I'm wondering whether there is a typological link. I've read that child-directed speech tends to focus on verbs, whereas parents tend to focus on nouns. This may be a variable as well typologically, given that some languages are verb-heavy, some noun-heavy. Perhaps younger folks tend to direct their OWN attention then to high-agentivity/animacy-associated activities (successful actions of the powerful- egocentric POV), not particularly caring where the info comes from, and may actively query someone about what they are seeing?

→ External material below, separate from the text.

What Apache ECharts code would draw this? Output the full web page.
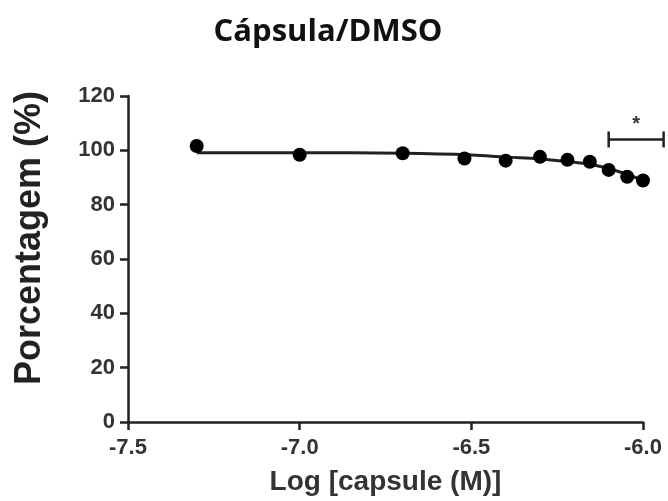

Parent-directed speech would focus on participants, their properties, abilities, weaknesses, ranks, privileges, responsibilities, etc. more about LIMITATIONS (perhaps not a favorite topic for the young)- a SOCIAL theme, encouraging other-centered POV's, ) Opposition between the sensory and motor systems?

I'd also be curious to know what TYPES of action most typically attract attention- ones needing high levels of training and control of preparations, subactions and outcomes might be a total bore to young folks preferring simplex actions (the ones often grammaticalized in aux. verb systems, or in ideophones). What about nouns? Do heroes, leaders, powerful or capable animals, etc. require less prodding from parents than their opposites?

I'm sure this is all a lot more intricately layered and pragmatically motivated- but are there any universals that one can start with?? Have all different linguistic types had adequate acquisitional studies done on them?